Während in Görlitz mit Dampfmaschinen und Dampfturbinen weltweit geschätzte Grundlagen produziert wurden, wurde in der Taschentuchstadt Lauban zwischen 1850 und 1945 in etwa 35 Fabriken circa 90 Prozent aller in Deutschland produzierten Taschentücher hergestellt. Stolz warb die Stadt mit dem Slogan „Lauban putzt der Welt die Nase“. Im nahegelegenen Langenöls (Olszyna) entwickelte Robert Ruscheweyh den Ausziehtisch. Der Siegeszug beider Industrien wurde erst durch die Bahnstrecke möglich. Im nahen Greiffenberg (Gryfow Slaski) entstand eine Blaudruckfabrik, aus der sich später die Greiff-Werke für Berufs- und Arbeitskleidung entwickelten. Filigraner sind dagegen in tagelanger Handarbeit gefertigte Spitzen. Zu diesem Abschnitt heißt die Überschrift im Museum passend „Schlesien ist Spitze.“ Um Hirschberg blühte diese Textilkunst vom Ende des 19. Jahrhunderts bis in die 30er Jahre, protegiert und gefördert von Fürstin Daisy von Press. Sie unterhielt in Hirschberg selbst mehrere Spitzenschulen, aus denen ein bisher nicht gezeigter Bestand nun im Schlesischen Museum präsentiert wird.

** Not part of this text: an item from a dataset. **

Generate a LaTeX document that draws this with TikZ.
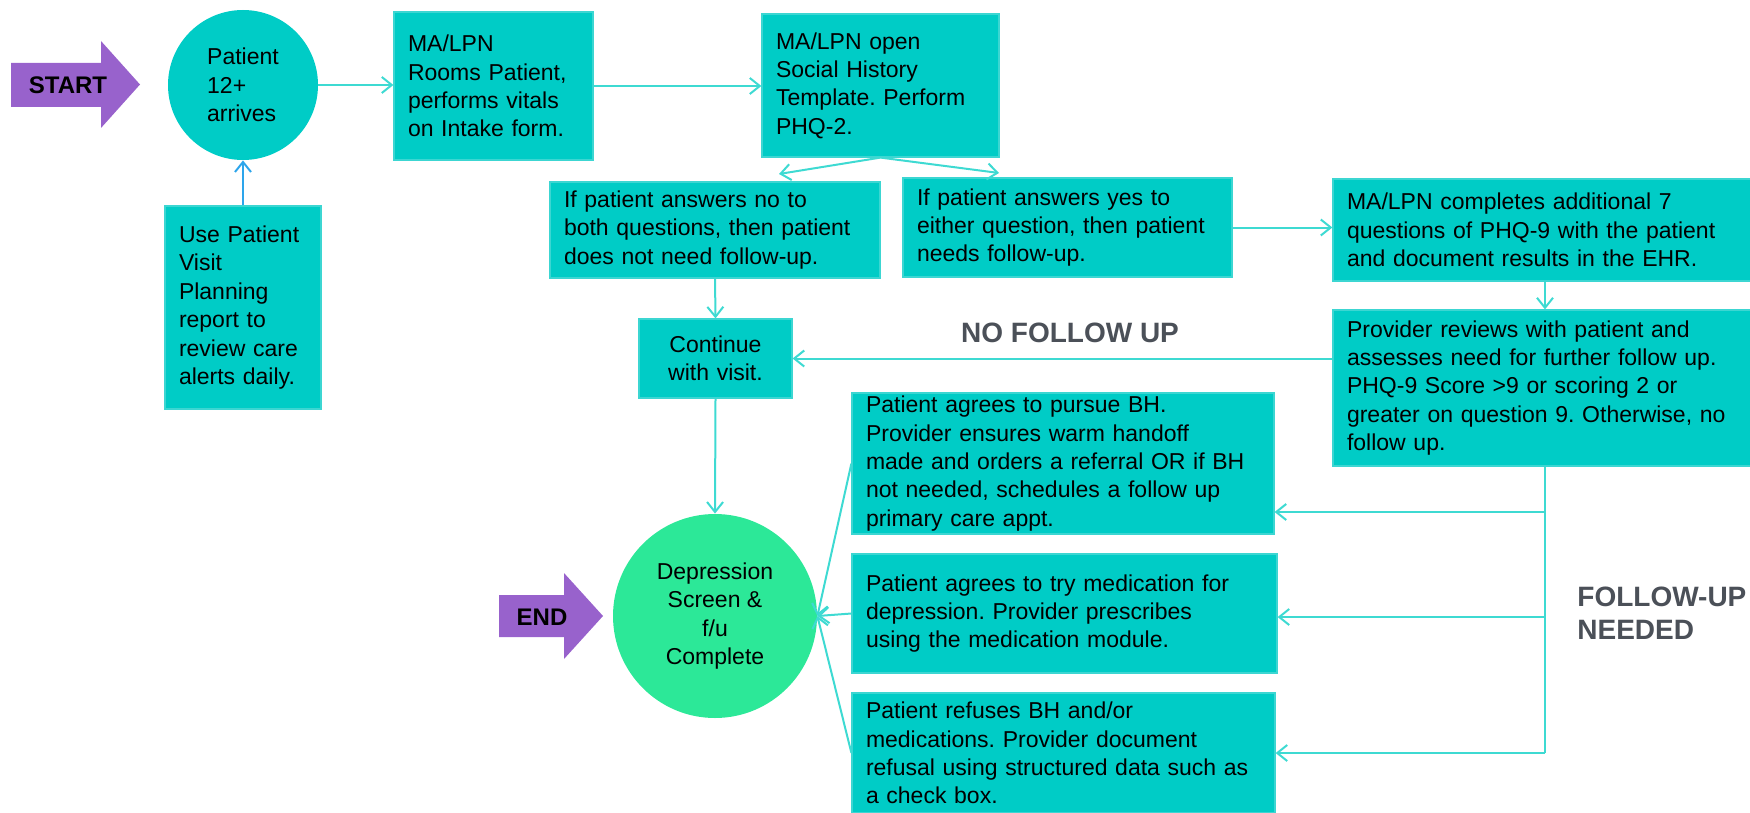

Und letztendlich führte der Eisenbahnbau Touristenmassen in die Sommerfrische des Riesengebirges. Was dem Münchner sein Garmisch-Partenkirchen war, war dem Berliner dank Direktverbindungen sein Krummhübel oder Schreiberhau. Am Endpunkt Waldenburg dominierte das Schwarze Gold Kohle wie an der Ruhr oder der Saar. Polnische und oberschlesische Wanderarbeiter entlehnten damals aus dem Namen Waldenburg eher phonetisch „Walbrzych“, was jedoch zugleich auf Kohlehalden anspielte.
Der Niederschlesier selbst und als Abnehmer das aufkommende Bürgertum in und außerhalb Deutschlands schwärmten hingegen vom „weißen Gold“ aus den hier zahlreiche vertretenen Porzellanfabriken, darunter auch die Firma Carl Tielsch in Altwasser (Stary Zdroj). Bis zum 14. April 2024 kann man die Ausstellung besuchen, die in Exkursionen jedoch immer wieder über die Lausitzer Neiße ausschwärmt, so zum Beispiel auch am 14. Oktober an den Zielotz Waldenburg. Am 29. September, 18.00 Uhr, sowie noch einmal am 13. Oktober spricht Andreas Löper von Siemens Energy insbesondere über die Entwicklung des Turbinenbaus in Görlitz.